Should I refinance my auto loan?


If you’re making high monthly payments on a car or a truck, it’s worth checking out whether you could save money by refinancing your auto loan. With today’s interest rates hovering near historic lows, you might be in a position to get a better deal on your loan.

For example, if your credit score has improved since you bought your vehicle, or if your original auto loan was at a significantly higher interest rate than you could get now, refinancing could cut your interest costs, resulting in a lower monthly payment.

Of course, interest rates won’t stay low forever — economic forecasters say they may start going up in the near future. Here are some of the basics of refinancing an auto loan.

Benefits of refinancing

While it may sound complicated, refinancing is actually pretty simple. Essentially, it involves taking out a new loan — with a new interest rate, loan length and principal amount — that replaces the original loan you used to buy your vehicle. You then make monthly payments on that new loan.

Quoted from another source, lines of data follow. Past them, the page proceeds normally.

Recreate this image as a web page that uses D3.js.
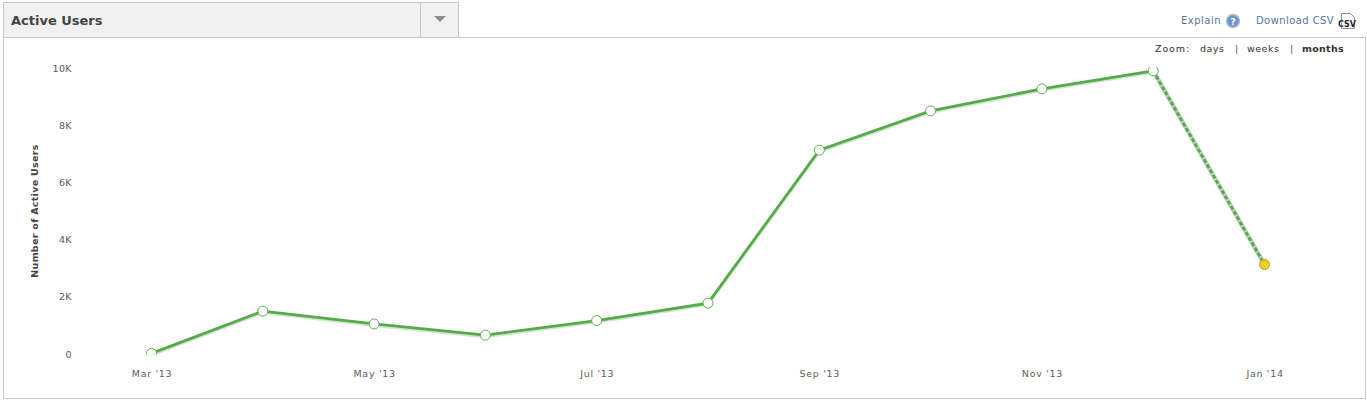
<!DOCTYPE html>
<html><head><meta charset="utf-8">
<script src="https://cdnjs.cloudflare.com/ajax/libs/d3/7.8.5/d3.min.js"></script>
<style>html,body{margin:0;padding:0;background:#fff;overflow:hidden}svg{display:block}text{font-family:"DejaVu Sans",Verdana,sans-serif}</style>
</head><body><svg id="c" width="1367" height="400"></svg>
<script>
const months=["Mar '13","Apr '13","May '13","Jun '13","Jul '13","Aug '13","Sep '13","Oct '13","Nov '13","Dec '13","Jan '14"];
const activeUsers=[20,1500,1050,660,1170,1780,7130,8500,9270,9900,3130];
const yTicks=[0,2000,4000,6000,8000,10000];
const xTickLabels=["Mar '13","May '13","Jul '13","Sep '13","Nov '13","Jan '14"];
const zoomOptions=["days","weeks","months"];

const svg=d3.select("#c");
const x=d3.scalePoint().domain(months).range([151.5,1264.5]);
const y=d3.scaleLinear().domain([0,10000]).range([354,68]);

// frame
svg.append("rect").attr("x",3.5).attr("y",37.5).attr("width",1362).attr("height",361).attr("fill","#fff").attr("stroke","#c8c8c8");
svg.append("rect").attr("x",3.5).attr("y",2.5).attr("width",455).attr("height",35).attr("fill","#f1f1f1").attr("stroke","#c8c8c8");
svg.append("line").attr("x1",420.5).attr("x2",420.5).attr("y1",3).attr("y2",37).attr("stroke","#c8c8c8");
svg.append("path").attr("d","M434,16h12l-6,6z").attr("fill","#8a8a8a");
svg.append("text").attr("x",11).attr("y",25).attr("font-size",13).attr("font-weight","bold").attr("fill","#444").text("Active Users");

// header links
svg.append("text").attr("x",1181).attr("y",24).attr("font-size",10).attr("letter-spacing",0.5).attr("fill","#5a7299").text("Explain");
svg.append("circle").attr("cx",1233).attr("cy",21).attr("r",6.5).attr("fill","#6f93c4").attr("stroke","#a8bedd").attr("stroke-width",1.5);
svg.append("text").attr("x",1233).attr("y",24.5).attr("text-anchor","middle").attr("font-size",9).attr("font-weight","bold").attr("fill","#fff").text("?");
svg.append("text").attr("x",1256).attr("y",24).attr("font-size",10).attr("letter-spacing",0.42).attr("fill","#5a7299").text("Download CSV");
svg.append("path").attr("d","M1341.5,13.5h9l4,4v11h-13z").attr("fill","#fff").attr("stroke","#8a97a8");
svg.append("text").attr("x",1347).attr("y",27).attr("text-anchor","middle").attr("font-size",8).attr("font-weight","bold").attr("fill","#223").text("CSV");

// zoom control
svg.append("text").attr("x",1155).attr("y",52).attr("font-size",9.5).attr("letter-spacing",0.9).attr("fill","#333").text("Zoom:");
const zx=[1200,1247,1302];
zoomOptions.forEach((z,i)=>svg.append("text").attr("x",zx[i]).attr("y",52).attr("font-size",9.5)
  .attr("letter-spacing",z==="months"?0.3:0.5)
  .attr("font-weight",z==="months"?"bold":"normal").attr("fill","#333").text(z));
[1235,1290].forEach(p=>svg.append("text").attr("x",p).attr("y",52).attr("font-size",9.5).attr("fill","#555").text("|"));

// axes
const yAxis=d3.axisLeft(y).tickValues(yTicks).tickSize(0).tickPadding(0)
  .tickFormat(d=>d===0?"0":(d/1000)+"K");
const gy=svg.append("g").attr("transform","translate(72,0)").call(yAxis);
gy.select(".domain").remove();
gy.selectAll("text").attr("font-size",9.5).attr("letter-spacing",0.4).attr("fill","#5c5c5c").attr("font-family",'"DejaVu Sans",sans-serif');

const xAxis=d3.axisBottom(x).tickValues(xTickLabels).tickSize(0).tickPadding(0);
const gx=svg.append("g").attr("transform","translate(0,370)").call(xAxis);
gx.select(".domain").remove();
gx.selectAll("text").attr("font-size",9.5).attr("letter-spacing",0.7).attr("fill","#5c5c5c").attr("font-family",'"DejaVu Sans",sans-serif');

svg.append("text").attr("transform","translate(38,211) rotate(-90)").attr("text-anchor","middle")
  .attr("font-size",9.5).attr("letter-spacing",0.3).attr("font-weight","bold").attr("fill","#444").text("Number of Active Users");

// clip
const defs=svg.append("defs");
defs.append("clipPath").attr("id","plot").append("rect")
  .attr("x",100).attr("y",y(10000)-1).attr("width",1230).attr("height",y(0)-y(10000)+1.5);

const plot=svg.append("g").attr("clip-path","url(#plot)");
const line=d3.line().x((d,i)=>x(months[i])).y(d=>y(d));
const last=activeUsers.length-1;
const solid=activeUsers.slice(0,last);
const tail=activeUsers.slice(last-1);
const tailLine=d3.line().x((d,i)=>x(months[last-1+i])).y(d=>y(d));

// soft shadow
plot.append("path").datum(solid).attr("d",line).attr("transform","translate(0,1.5)").attr("fill","none").attr("stroke","#b9d8b4").attr("stroke-width",3).attr("opacity",.65);
plot.append("path").datum(tail).attr("d",tailLine).attr("fill","none").attr("stroke","#b7d8b2").attr("stroke-width",4.5);
// lines
plot.append("path").datum(solid).attr("d",line).attr("fill","none").attr("stroke","#55ab4a").attr("stroke-width",2.8);
plot.append("path").datum(tail).attr("d",tailLine).attr("fill","none").attr("stroke","#5fa05a").attr("stroke-width",2.8).attr("stroke-dasharray","4,2");

plot.selectAll("circle").data(activeUsers).join("circle")
  .attr("cx",(d,i)=>x(months[i])).attr("cy",d=>y(d)).attr("r",5)
  .attr("fill",(d,i)=>i===last?"#f8cc1e":"#fff")
  .attr("stroke",(d,i)=>i===last?"#93a63a":"#5fb055").attr("stroke-width",1);
</script></body></html>
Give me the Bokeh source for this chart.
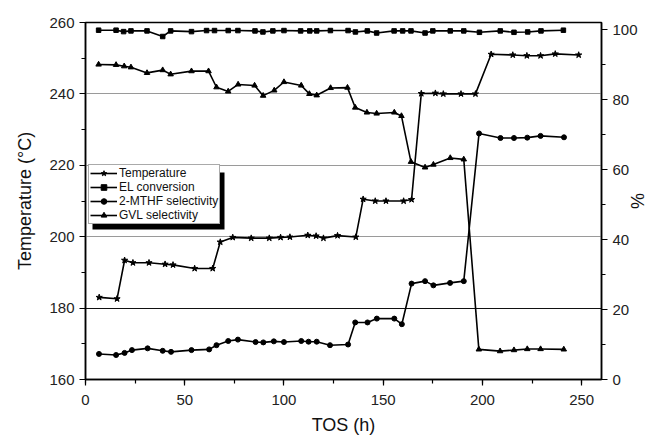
from bokeh.plotting import figure
from bokeh.models import (Range1d, LinearAxis, SingleIntervalTicker, Legend, LegendItem,
                          Grid, FixedTicker, BoxAnnotation)
from bokeh.embed import file_html
from bokeh.resources import INLINE

# ---- data ----
temp_t = [6.9, 15.9, 19.7, 23.9, 32, 40.1, 44.1, 55, 64.1, 67.9, 74.2, 83.5, 92.6, 98.3, 103,
          112, 116.2, 119.9, 127, 136.2, 139.9, 146, 151.4, 160.3, 164.3, 169.2, 176.3, 180.3,
          189.2, 196.5, 204.4, 215.3, 222.4, 229.3, 236.7, 248.5]
temp_c = [183.0, 182.6, 193.4, 192.7, 192.7, 192.3, 192.1, 191.1, 191.1, 198.5, 199.8, 199.6,
          199.6, 199.8, 199.9, 200.4, 200.2, 199.6, 200.3, 199.9, 210.5, 210.0, 210.0, 210.0,
          210.4, 240.1, 240.2, 240.0, 240.0, 240.0, 251.1, 250.9, 250.7, 250.7, 251.2, 250.9]

el_t = [6.6, 15.4, 19.2, 22.9, 31, 38.9, 42.9, 53.4, 61, 65, 71.9, 76.8, 85.4, 89.4, 94.4, 100,
        108.4, 113, 116.5, 123.4, 132.3, 136, 142, 146.7, 155.5, 159.8, 164, 171.1, 175, 183.8,
        190.6, 198.5, 209, 215.9, 222.8, 229.5, 240.8]
el_conv = [99.8, 99.8, 99.4, 99.6, 99.6, 98.0, 99.6, 99.4, 99.7, 99.7, 99.7, 99.7, 99.6, 99.3,
           99.6, 99.7, 99.6, 99.6, 99.6, 99.7, 99.7, 99.3, 99.6, 99.0, 99.6, 99.6, 99.6, 99.0,
           99.6, 99.6, 99.6, 99.2, 99.6, 99.2, 99.3, 99.6, 99.8]

mthf_t = [6.8, 15.4, 19.7, 23.4, 31.3, 38.9, 43.1, 53.4, 62.3, 66, 71.9, 76.8, 85.7, 89.6, 94.9,
          100, 108.7, 112.4, 116.5, 123.2, 132.3, 135.9, 142.1, 146.8, 155.6, 159.4, 164.3,
          171.1, 175.3, 183.7, 190.6, 198.3, 209.1, 215.9, 222.6, 229.3, 241.1]
mthf_sel = [7.3, 7.0, 7.6, 8.4, 8.9, 8.2, 7.9, 8.4, 8.6, 9.8, 11.0, 11.4, 10.7, 10.6, 10.9, 10.7,
            11.0, 10.8, 10.8, 9.8, 10.0, 16.3, 16.3, 17.4, 17.4, 15.8, 27.4, 28.1, 26.9, 27.6,
            28.1, 70.3, 69.0, 69.0, 69.1, 69.6, 69.2]

gvl_t = [6.6, 15.4, 19.5, 22.9, 31, 38.9, 42.9, 53.4, 62, 66, 71.9, 76.9, 85.2, 89.5, 95.1, 100,
         108.7, 112.8, 116.5, 123.5, 132, 135.9, 141.8, 146.7, 155.6, 159.2, 164, 171.1, 175.3,
         183.8, 190.6, 198.2, 208.9, 215.9, 222.6, 229.3, 241]
gvl_sel = [90.0, 89.9, 89.5, 89.2, 87.6, 88.4, 87.2, 88.1, 88.1, 83.5, 82.3, 84.3, 84.0, 81.1,
           82.6, 85.0, 84.0, 81.6, 81.2, 83.3, 83.4, 77.7, 76.3, 76.0, 76.3, 75.3, 62.2, 60.6,
           61.4, 63.3, 62.9, 8.6, 8.1, 8.4, 8.7, 8.7, 8.6]

series_labels = ["Temperature", "EL conversion", "2-MTHF selectivity", "GVL selectivity"]
grey_grid_ticks = [200, 220, 240]
dark_grid_ticks = [180]

FONT = "Liberation Sans"

p = figure(width=649, height=440, x_range=Range1d(0, 260), y_range=Range1d(160, 260),
           output_backend="svg", toolbar_location=None,
           min_border_left=85, min_border_right=48, min_border_top=22, min_border_bottom=61)
p.extra_y_ranges = {"pct": Range1d(0, 102)}

p.xgrid.visible = False
p.ygrid.visible = False
p.outline_line_color = "black"
p.outline_line_width = 1.5

p.add_layout(Grid(dimension=1, ticker=FixedTicker(ticks=grey_grid_ticks),
                  grid_line_color="#9a9a9a", grid_line_width=1.2), "center")
p.add_layout(Grid(dimension=1, ticker=FixedTicker(ticks=dark_grid_ticks),
                  grid_line_color="#111111", grid_line_width=1.2), "center")


def style_axis(ax):
    ax.axis_line_color = "black"
    ax.axis_line_width = 1.5
    ax.major_tick_line_color = "black"
    ax.minor_tick_line_color = "black"
    ax.major_tick_line_width = 1.2
    ax.minor_tick_line_width = 1.2
    ax.major_tick_in = 0
    ax.major_tick_out = 6
    ax.minor_tick_in = 0
    ax.minor_tick_out = 4
    ax.major_label_text_font = FONT
    ax.major_label_text_font_size = "15px"
    ax.major_label_text_color = "#222222"
    ax.axis_label_text_font = FONT
    ax.axis_label_text_font_size = "18px"
    ax.axis_label_text_font_style = "normal"
    ax.axis_label_text_color = "#111111"


p.xaxis.ticker = SingleIntervalTicker(interval=50, num_minor_ticks=2)
p.xaxis.axis_label = "TOS (h)"
style_axis(p.xaxis[0])
p.xaxis.major_label_standoff = 9
p.xaxis.axis_label_standoff = 7

p.yaxis.ticker = SingleIntervalTicker(interval=20, num_minor_ticks=2)
p.yaxis.axis_label = "Temperature (°C)"
style_axis(p.yaxis[0])
p.yaxis.axis_label_standoff = 11

right = LinearAxis(y_range_name="pct", axis_label="%",
                   ticker=SingleIntervalTicker(interval=20, num_minor_ticks=2))
style_axis(right)
right.axis_label_standoff = -14
p.add_layout(right, "right")

# series
lw = 1.6
l1 = p.line(temp_t, temp_c, line_color="black", line_width=lw)
s1 = p.scatter(temp_t, temp_c, marker="star", size=6.5, color="black")
l2 = p.line(el_t, el_conv, line_color="black", line_width=lw, y_range_name="pct")
s2 = p.scatter(el_t, el_conv, marker="square", size=4.5, color="black", y_range_name="pct")
l3 = p.line(mthf_t, mthf_sel, line_color="black", line_width=lw, y_range_name="pct")
s3 = p.scatter(mthf_t, mthf_sel, marker="circle", size=5, color="black", y_range_name="pct")
l4 = p.line(gvl_t, gvl_sel, line_color="black", line_width=lw, y_range_name="pct")
s4 = p.scatter(gvl_t, gvl_sel, marker="triangle", size=5.5, color="black", y_range_name="pct")

# legend shadow
shadow = BoxAnnotation(left=7, right=139, bottom=150, top=207,
                       left_units="screen", right_units="screen",
                       top_units="screen", bottom_units="screen",
                       fill_color="black", fill_alpha=1.0, line_color=None)
p.add_layout(shadow)

legend = Legend(items=[LegendItem(label=series_labels[0], renderers=[l1, s1]),
                       LegendItem(label=series_labels[1], renderers=[l2, s2]),
                       LegendItem(label=series_labels[2], renderers=[l3, s3]),
                       LegendItem(label=series_labels[3], renderers=[l4, s4])],
                location=(3, 155))
legend.label_text_font = FONT
legend.label_text_font_size = "12px"
legend.label_text_color = "#111111"
legend.glyph_width = 27
legend.glyph_height = 14
legend.label_height = 14
legend.label_standoff = 2
legend.spacing = 0
legend.padding = 1
legend.margin = 0
legend.border_line_color = "#555555"
legend.border_line_width = 1
legend.background_fill_color = "white"
legend.background_fill_alpha = 1.0
p.add_layout(legend, "center")

open("out.html", "w").write(file_html(p, INLINE))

An auto loan, unlike a personal loan, is secured by a physical asset — the vehicle you bought with it. Assuming your vehicle is in good condition, refinancing the debt is similar to refinancing a home mortgage, only simpler. If you’ve been making timely payments on your current loan — and on your other bills — it’s possible that your creditworthiness has improved, making you eligible for lower rates. Even if your credit score is about the same, a drop in overall market rates could reduce what you pay each month if you refinance.

When you refinance, you’ll have an opportunity to work with a new lender to adjust the terms of your auto loan so that they better fit your current financial situation. If you have some cash to put down, you could decide to reduce the amount of the new loan, leaving you with a lower principal amount. Conversely, for buyers who made a substantial down payment on their vehicles years ago, today’s lower rates may make it possible to extract some of that cash — while possibly still ending up with a lower bill each month.

Your credit union can help

Whether your original auto loan was arranged through your car dealership, a credit union, bank or finance company, you are free to shop around for a better interest rate from any lender when you refinance.

Don’t overlook the potential benefits of getting a car loan through your credit union. Though they may not leap to mind when you’re thinking about vehicle financing, credit unions can offer affordable and accessible car financing.

As nonprofit organizations, credit unions generally offer their members significantly better interest rates on auto loans than large banks and other lenders do. They can also help members refinance existing car loans. Credit unions financed more than 22% of used car loans during the second quarter of 2015, according to research firm Experian Automotive.

In addition to competitive rates, credit unions may offer advantageous auto loan terms, including flexible repayment schedules. For instance, financial institutions like Statewide Federal Credit Union will delay the first payment on a new or used car loan for 90 days. Credit unions often offer their members loan terms up to 84 months and financing for up to 100% of the value of the car.

It may be easier for borrowers with less-than-stellar credit to obtain loans through credit unions, too. Because credit unions exist to serve members, they can take a more personalized approach to lending. They can be especially helpful for millennials, many of whom haven’t had time to build up strong credit histories, according to NerdWallet’s millennial credit score research.

Local credit unions specialize in lending money for exactly such purposes, so they can walk you through the whole process — which could take less than an hour to complete. For the money you could save over the term of your loan, that’s time well spent.